** start **

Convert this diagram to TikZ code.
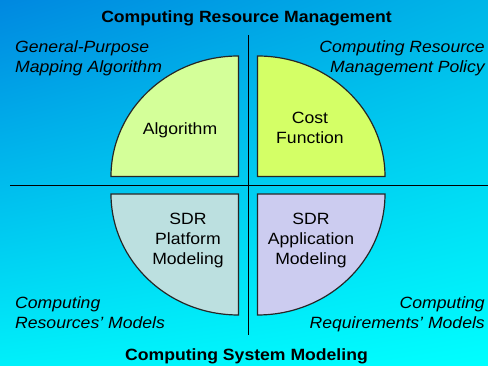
\documentclass[tikz,border=0pt]{standalone}
\usepackage{fontspec}
\usetikzlibrary{shadings}
\setmainfont{Liberation Sans}[FakeStretch=1.08]
\definecolor{bgUL}{RGB}{0,136,224}
\definecolor{bgUR}{RGB}{0,182,232}
\definecolor{bgLL}{RGB}{0,240,250}
\definecolor{bgLR}{RGB}{0,255,255}
\definecolor{qTL}{RGB}{212,255,153}
\definecolor{qTR}{RGB}{212,255,102}
\definecolor{qBL}{RGB}{188,224,224}
\definecolor{qBR}{RGB}{204,204,240}
\begin{document}
\begin{tikzpicture}[x=1pt,y=1pt,
  quarter/.style={draw=black!85,line width=1.2pt},
  axisline/.style={draw=black,line width=0.9pt},
  txt/.style={inner sep=0pt,anchor=base,font=\fontsize{16.3}{20}\selectfont},
  heading/.style={txt,font=\fontsize{16.3}{20}\selectfont\bfseries},
  lab/.style={inner sep=0pt,font=\fontsize{16.3}{20}\selectfont\itshape}]
\useasboundingbox (0,0) rectangle (488,366);
\shade[upper left=bgUL,upper right=bgUR,lower left=bgLL,lower right=bgLR] (0,0) rectangle (488,366);
% axes
\coordinate (vtop) at (248,331);
\coordinate (vbot) at (248,31);
\coordinate (hl) at (10,181);
\coordinate (hr) at (488,181);
\draw[axisline] (vtop) -- (vbot);
\draw[axisline] (hl) -- (hr);
% quarters
\draw[quarter,fill=qTL] (238.5,189.5) -- (111,189.5) arc[start angle=180,end angle=90,x radius=127.5,y radius=120.5] -- cycle;
\draw[quarter,fill=qTR] (257.5,189.5) -- (257.5,310) arc[start angle=90,end angle=0,x radius=127.5,y radius=120.5] -- cycle;
\draw[quarter,fill=qBL] (238.5,172) -- (111,172) arc[start angle=180,end angle=270,x radius=127.5,y radius=121] -- cycle;
\draw[quarter,fill=qBR] (257.5,172) -- (385,172) arc[start angle=0,end angle=-90,x radius=127.5,y radius=121] -- cycle;
% quarter texts
\node[txt] (alg) at (180,231) {Algorithm};
\node[txt] (cost1) at (310,242) {Cost};
\node[txt] (cost2) at (310,222) {Function};
\node[txt] (pl1) at (188,141) {SDR};
\node[txt] (pl2) at (188,121) {Platform};
\node[txt] (pl3) at (188,101) {Modeling};
\node[txt] (ap1) at (311,141) {SDR};
\node[txt] (ap2) at (311,121) {Application};
\node[txt] (ap3) at (311,101) {Modeling};
% headings
\node[heading] (top) at (246.5,343) {Computing Resource Management};
\node[heading] (bot) at (246.5,5) {Computing System Modeling};
% corner labels
\node[lab,anchor=base west] (tl1) at (15,313) {General-Purpose};
\node[lab,anchor=base west] (tl2) at (15,293) {Mapping Algorithm};
\node[lab,anchor=base east] (tr1) at (485,313) {Computing Resource};
\node[lab,anchor=base east] (tr2) at (485,293) {Management Policy};
\node[lab,anchor=base west] (bl1) at (15,57) {Computing};
\node[lab,anchor=base west] (bl2) at (15,37) {Resources’ Models};
\node[lab,anchor=base east] (br1) at (485,57) {Computing};
\node[lab,anchor=base east] (br2) at (485,37) {Requirements’ Models};
\end{tikzpicture}
\end{document}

** end **

> _What this task involves_
Produce an exact copy of each line of data, skipping embedded images.

> _Task answer_
Convert this diagram to TikZ code.
\documentclass[tikz,border=0pt]{standalone}
\usepackage{fontspec}
\usetikzlibrary{shadings}
\setmainfont{Liberation Sans}[FakeStretch=1.08]
\definecolor{bgUL}{RGB}{0,136,224}
\definecolor{bgUR}{RGB}{0,182,232}
\definecolor{bgLL}{RGB}{0,240,250}
\definecolor{bgLR}{RGB}{0,255,255}
\definecolor{qTL}{RGB}{212,255,153}
\definecolor{qTR}{RGB}{212,255,102}
\definecolor{qBL}{RGB}{188,224,224}
\definecolor{qBR}{RGB}{204,204,240}
\begin{document}
\begin{tikzpicture}[x=1pt,y=1pt,
  quarter/.style={draw=black!85,line width=1.2pt},
  axisline/.style={draw=black,line width=0.9pt},
  txt/.style={inner sep=0pt,anchor=base,font=\fontsize{16.3}{20}\selectfont},
  heading/.style={txt,font=\fontsize{16.3}{20}\selectfont\bfseries},
  lab/.style={inner sep=0pt,font=\fontsize{16.3}{20}\selectfont\itshape}]
\useasboundingbox (0,0) rectangle (488,366);
\shade[upper left=bgUL,upper right=bgUR,lower left=bgLL,lower right=bgLR] (0,0) rectangle (488,366);
% axes
\coordinate (vtop) at (248,331);
\coordinate (vbot) at (248,31);
\coordinate (hl) at (10,181);
\coordinate (hr) at (488,181);
\draw[axisline] (vtop) -- (vbot);
\draw[axisline] (hl) -- (hr);
% quarters
\draw[quarter,fill=qTL] (238.5,189.5) -- (111,189.5) arc[start angle=180,end angle=90,x radius=127.5,y radius=120.5] -- cycle;
\draw[quarter,fill=qTR] (257.5,189.5) -- (257.5,310) arc[start angle=90,end angle=0,x radius=127.5,y radius=120.5] -- cycle;
\draw[quarter,fill=qBL] (238.5,172) -- (111,172) arc[start angle=180,end angle=270,x radius=127.5,y radius=121] -- cycle;
\draw[quarter,fill=qBR] (257.5,172) -- (385,172) arc[start angle=0,end angle=-90,x radius=127.5,y radius=121] -- cycle;
% quarter texts
\node[txt] (alg) at (180,231) {Algorithm};
\node[txt] (cost1) at (310,242) {Cost};
\node[txt] (cost2) at (310,222) {Function};
\node[txt] (pl1) at (188,141) {SDR};
\node[txt] (pl2) at (188,121) {Platform};
\node[txt] (pl3) at (188,101) {Modeling};
\node[txt] (ap1) at (311,141) {SDR};
\node[txt] (ap2) at (311,121) {Application};
\node[txt] (ap3) at (311,101) {Modeling};
% headings
\node[heading] (top) at (246.5,343) {Computing Resource Management};
\node[heading] (bot) at (246.5,5) {Computing System Modeling};
% corner labels
\node[lab,anchor=base west] (tl1) at (15,313) {General-Purpose};
\node[lab,anchor=base west] (tl2) at (15,293) {Mapping Algorithm};
\node[lab,anchor=base east] (tr1) at (485,313) {Computing Resource};
\node[lab,anchor=base east] (tr2) at (485,293) {Management Policy};
\node[lab,anchor=base west] (bl1) at (15,57) {Computing};
\node[lab,anchor=base west] (bl2) at (15,37) {Resources’ Models};
\node[lab,anchor=base east] (br1) at (485,57) {Computing};
\node[lab,anchor=base east] (br2) at (485,37) {Requirements’ Models};
\end{tikzpicture}
\end{document}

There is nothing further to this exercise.